Required work:
Repeat the listing that follows, character for character, minus the pictures.
□ □ □ □ □ □ □
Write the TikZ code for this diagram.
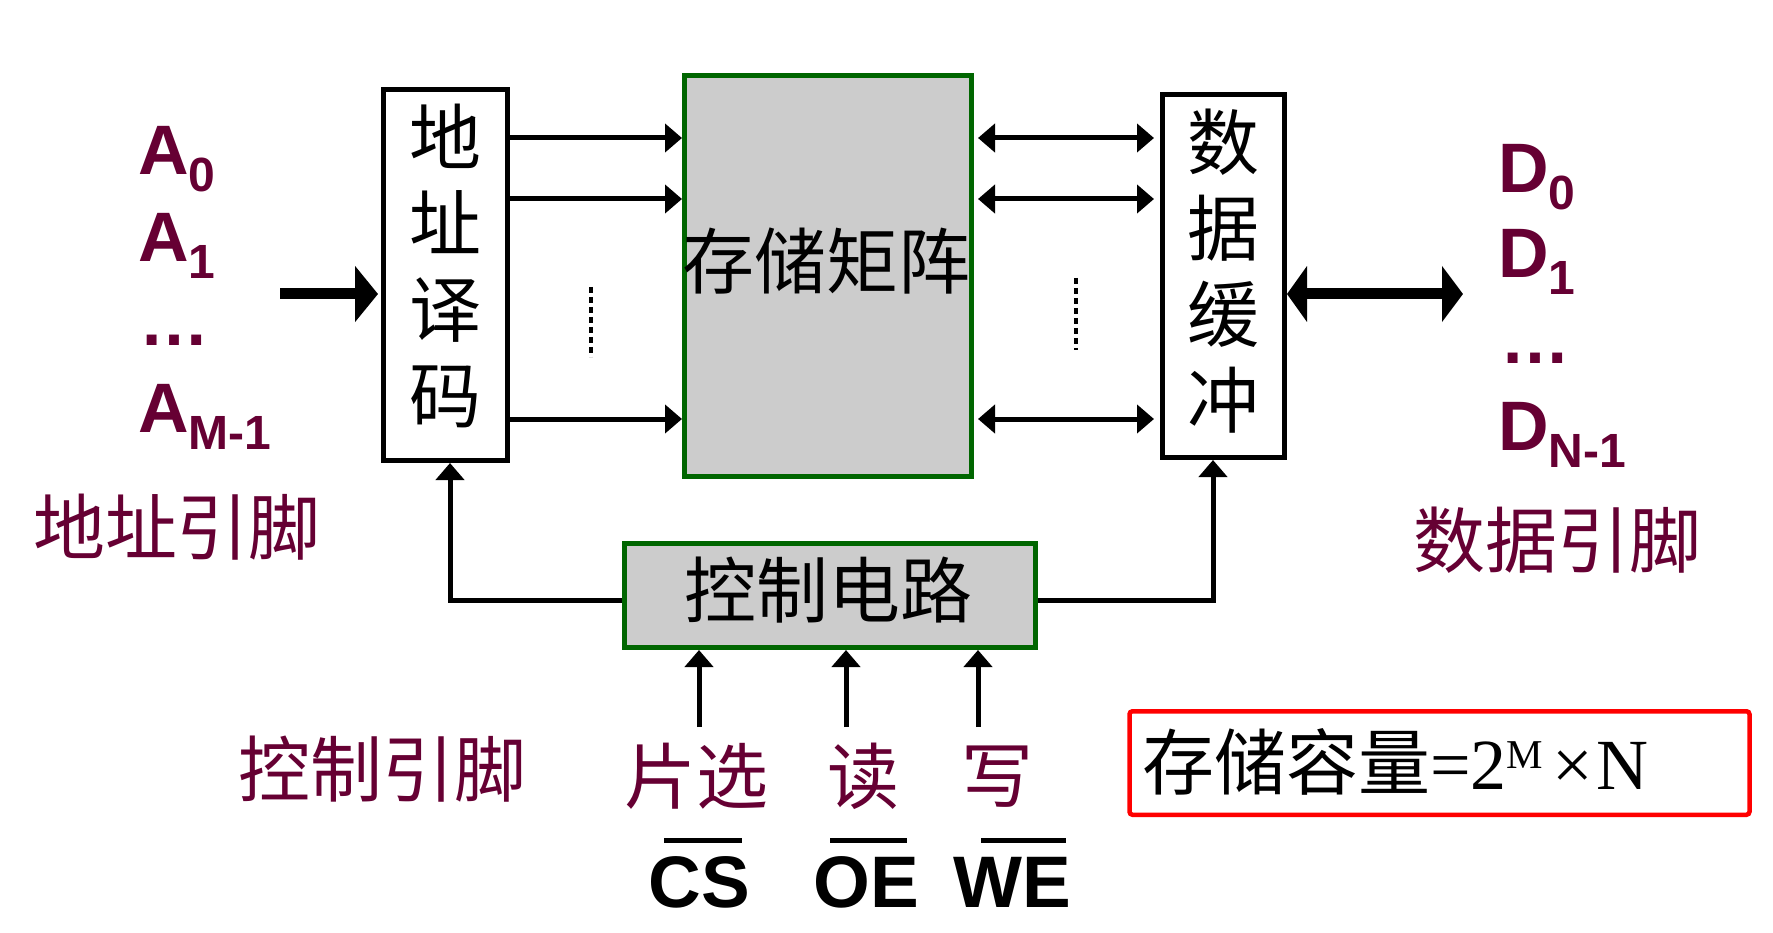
\documentclass[tikz,border=0pt]{standalone}
\usepackage{fontspec}
\usepackage{graphicx}
\setmainfont{Liberation Sans}
\newfontfamily\cjk{Noto Sans CJK SC}
\newfontfamily\tnr{Liberation Serif}
\usetikzlibrary{arrows.meta}
\definecolor{pinred}{RGB}{102,0,51}
\definecolor{dkgreen}{RGB}{0,102,0}
\definecolor{boxgray}{RGB}{204,204,204}
\newcommand\fsz[1]{\fontsize{#1}{#1}\selectfont}
\newcommand\lsub[1]{\raisebox{-17pt}{\fsz{48pt}#1}}
\begin{document}
\begin{tikzpicture}[x=1pt,y=-1pt,
  blk/.style={draw=black,line width=5pt,fill=white,inner sep=0pt},
  gbox/.style={draw=dkgreen,fill=boxgray,line width=5pt,inner sep=0pt},
  cjktxt/.style={font={\cjk\fontsize{72pt}{86pt}\selectfont},inner sep=0pt,align=center},
  conn/.style={line width=5pt,-{Triangle[length=17pt,width=28pt]}},
  bidir/.style={line width=5pt,{Triangle[length=17pt,width=28pt]}-{Triangle[length=17pt,width=28pt]}},
  bigarr/.style={line width=11pt,-{Triangle[length=23pt,width=55pt]}},
  bigbi/.style={line width=11pt,{Triangle[length=20pt,width=55pt]}-{Triangle[length=21pt,width=55pt]}},
  pinlbl/.style={text=pinred,font=\bfseries\fsz{70pt},inner sep=0pt,anchor=base west},
  pincjk/.style={cjktxt,text=pinred},
  sigtxt/.style={font=\bfseries\fsz{73pt},inner sep=0pt,anchor=base},
  overbar/.style={line width=5pt},
  vdots/.style={line width=4pt,dash pattern=on 6pt off 4pt}
]
\useasboundingbox (0,0) rectangle (1773,933);
% boxes
\node[blk,minimum width=124pt,minimum height=371pt] (dec) at (445.5,275) {};
\node[cjktxt] (dectxt) at (445.5,266) {地\\址\\译\\码};
\node[gbox,minimum width=287pt,minimum height=401pt] (mem) at (828,276) {};
\node[cjktxt] (memtxt) at (826,261) {存储矩阵};
\node[blk,minimum width=122pt,minimum height=363pt] (buf) at (1223.5,276) {};
\node[cjktxt] (buftxt) at (1223.5,271) {数\\据\\缓\\冲};
\node[gbox,minimum width=411pt,minimum height=104pt] (ctrl) at (830,595.5) {};
\node[cjktxt] (ctrltxt) at (828,590) {控制电路};
% address pins
\node[pinlbl] (a0) at (138,175) {A\lsub{0}};
\node[pinlbl] (a1) at (138,262) {A\lsub{1}};
\node[pinlbl] (adots) at (139,346) {…};
\node[pinlbl] (am) at (138,432) {A\lsub{M-1}};
\node[pincjk] (alab) at (177,527.5) {地址引脚};
% data pins
\node[pinlbl] (d0) at (1498,193) {D\lsub{0}};
\node[pinlbl] (d1) at (1498,278) {D\lsub{1}};
\node[pinlbl] (ddots) at (1500,363) {…};
\node[pinlbl] (dn) at (1498,450) {D\lsub{N-1}};
\node[pincjk] (dlab) at (1557,540) {数据引脚};
% control pins
\node[pincjk] (clab) at (382,769) {控制引脚};
\node[pincjk] (cs1) at (696.5,776.5) {片选};
\node[pincjk] (oe1) at (863,776.5) {读};
\node[pincjk] (we1) at (997.5,776.5) {写};
\node[sigtxt] (cs) at (699,907) {CS};
\node[sigtxt] (oe) at (866,907) {OE};
\node[sigtxt] (we) at (1012.5,907) {WE};
\draw[overbar] (664,840) -- (742,840);
\draw[overbar] (830,840) -- (907,840);
\draw[overbar] (981,840) -- (1066,840);
% capacity
\node[draw=red,line width=4.5pt,rounded corners=3pt,minimum width=620pt,minimum height=103.5pt,inner sep=0pt] (cap) at (1439.5,763) {};
\node[anchor=base west,inner sep=0pt] (captxt) at (1142,789) {{\cjk\fsz{72pt}存储容量}{\tnr\fsz{72pt}=2\raisebox{21pt}{\fsz{41pt}M}\hspace{9pt}×\hspace{4pt}N}};
% connectors
\coordinate (ain) at (280,294);
\draw[bigarr,shorten >=3pt] (ain) -- (ain -| dec.west);
\foreach \y in {138,199,419}{
  \draw[conn] (dec.east |- 0,\y) -- (mem.west |- 0,\y);
  \draw[bidir,shorten <=4pt,shorten >=6pt] (mem.east |- 0,\y) -- (buf.west |- 0,\y);
}
\coordinate (dout) at (1463,294);
\draw[bigbi] (buf.east |- dout) -- (dout);
\coordinate (cL) at (450,600);
\coordinate (cR) at (1213,600);
\draw[conn] (ctrl.west |- cL) -- (cL) -- (cL |- dec.south);
\draw[conn] (ctrl.east |- cR) -- (cR) -- (cR |- buf.south);
\coordinate (ucs) at (699,727);
\coordinate (uoe) at (846,727);
\coordinate (uwe) at (978,727);
\draw[conn] (ucs) -- (ucs |- ctrl.south);
\draw[conn] (uoe) -- (uoe |- ctrl.south);
\draw[conn] (uwe) -- (uwe |- ctrl.south);
\draw[vdots] (591,287) -- (591,357);
\draw[vdots] (1076,278) -- (1076,350);
\end{tikzpicture}
\end{document}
□ □ □ □ □ □ □
Written solution:
Write the TikZ code for this diagram.
\documentclass[tikz,border=0pt]{standalone}
\usepackage{fontspec}
\usepackage{graphicx}
\setmainfont{Liberation Sans}
\newfontfamily\cjk{Noto Sans CJK SC}
\newfontfamily\tnr{Liberation Serif}
\usetikzlibrary{arrows.meta}
\definecolor{pinred}{RGB}{102,0,51}
\definecolor{dkgreen}{RGB}{0,102,0}
\definecolor{boxgray}{RGB}{204,204,204}
\newcommand\fsz[1]{\fontsize{#1}{#1}\selectfont}
\newcommand\lsub[1]{\raisebox{-17pt}{\fsz{48pt}#1}}
\begin{document}
\begin{tikzpicture}[x=1pt,y=-1pt,
  blk/.style={draw=black,line width=5pt,fill=white,inner sep=0pt},
  gbox/.style={draw=dkgreen,fill=boxgray,line width=5pt,inner sep=0pt},
  cjktxt/.style={font={\cjk\fontsize{72pt}{86pt}\selectfont},inner sep=0pt,align=center},
  conn/.style={line width=5pt,-{Triangle[length=17pt,width=28pt]}},
  bidir/.style={line width=5pt,{Triangle[length=17pt,width=28pt]}-{Triangle[length=17pt,width=28pt]}},
  bigarr/.style={line width=11pt,-{Triangle[length=23pt,width=55pt]}},
  bigbi/.style={line width=11pt,{Triangle[length=20pt,width=55pt]}-{Triangle[length=21pt,width=55pt]}},
  pinlbl/.style={text=pinred,font=\bfseries\fsz{70pt},inner sep=0pt,anchor=base west},
  pincjk/.style={cjktxt,text=pinred},
  sigtxt/.style={font=\bfseries\fsz{73pt},inner sep=0pt,anchor=base},
  overbar/.style={line width=5pt},
  vdots/.style={line width=4pt,dash pattern=on 6pt off 4pt}
]
\useasboundingbox (0,0) rectangle (1773,933);
% boxes
\node[blk,minimum width=124pt,minimum height=371pt] (dec) at (445.5,275) {};
\node[cjktxt] (dectxt) at (445.5,266) {地\\址\\译\\码};
\node[gbox,minimum width=287pt,minimum height=401pt] (mem) at (828,276) {};
\node[cjktxt] (memtxt) at (826,261) {存储矩阵};
\node[blk,minimum width=122pt,minimum height=363pt] (buf) at (1223.5,276) {};
\node[cjktxt] (buftxt) at (1223.5,271) {数\\据\\缓\\冲};
\node[gbox,minimum width=411pt,minimum height=104pt] (ctrl) at (830,595.5) {};
\node[cjktxt] (ctrltxt) at (828,590) {控制电路};
% address pins
\node[pinlbl] (a0) at (138,175) {A\lsub{0}};
\node[pinlbl] (a1) at (138,262) {A\lsub{1}};
\node[pinlbl] (adots) at (139,346) {…};
\node[pinlbl] (am) at (138,432) {A\lsub{M-1}};
\node[pincjk] (alab) at (177,527.5) {地址引脚};
% data pins
\node[pinlbl] (d0) at (1498,193) {D\lsub{0}};
\node[pinlbl] (d1) at (1498,278) {D\lsub{1}};
\node[pinlbl] (ddots) at (1500,363) {…};
\node[pinlbl] (dn) at (1498,450) {D\lsub{N-1}};
\node[pincjk] (dlab) at (1557,540) {数据引脚};
% control pins
\node[pincjk] (clab) at (382,769) {控制引脚};
\node[pincjk] (cs1) at (696.5,776.5) {片选};
\node[pincjk] (oe1) at (863,776.5) {读};
\node[pincjk] (we1) at (997.5,776.5) {写};
\node[sigtxt] (cs) at (699,907) {CS};
\node[sigtxt] (oe) at (866,907) {OE};
\node[sigtxt] (we) at (1012.5,907) {WE};
\draw[overbar] (664,840) -- (742,840);
\draw[overbar] (830,840) -- (907,840);
\draw[overbar] (981,840) -- (1066,840);
% capacity
\node[draw=red,line width=4.5pt,rounded corners=3pt,minimum width=620pt,minimum height=103.5pt,inner sep=0pt] (cap) at (1439.5,763) {};
\node[anchor=base west,inner sep=0pt] (captxt) at (1142,789) {{\cjk\fsz{72pt}存储容量}{\tnr\fsz{72pt}=2\raisebox{21pt}{\fsz{41pt}M}\hspace{9pt}×\hspace{4pt}N}};
% connectors
\coordinate (ain) at (280,294);
\draw[bigarr,shorten >=3pt] (ain) -- (ain -| dec.west);
\foreach \y in {138,199,419}{
  \draw[conn] (dec.east |- 0,\y) -- (mem.west |- 0,\y);
  \draw[bidir,shorten <=4pt,shorten >=6pt] (mem.east |- 0,\y) -- (buf.west |- 0,\y);
}
\coordinate (dout) at (1463,294);
\draw[bigbi] (buf.east |- dout) -- (dout);
\coordinate (cL) at (450,600);
\coordinate (cR) at (1213,600);
\draw[conn] (ctrl.west |- cL) -- (cL) -- (cL |- dec.south);
\draw[conn] (ctrl.east |- cR) -- (cR) -- (cR |- buf.south);
\coordinate (ucs) at (699,727);
\coordinate (uoe) at (846,727);
\coordinate (uwe) at (978,727);
\draw[conn] (ucs) -- (ucs |- ctrl.south);
\draw[conn] (uoe) -- (uoe |- ctrl.south);
\draw[conn] (uwe) -- (uwe |- ctrl.south);
\draw[vdots] (591,287) -- (591,357);
\draw[vdots] (1076,278) -- (1076,350);
\end{tikzpicture}
\end{document}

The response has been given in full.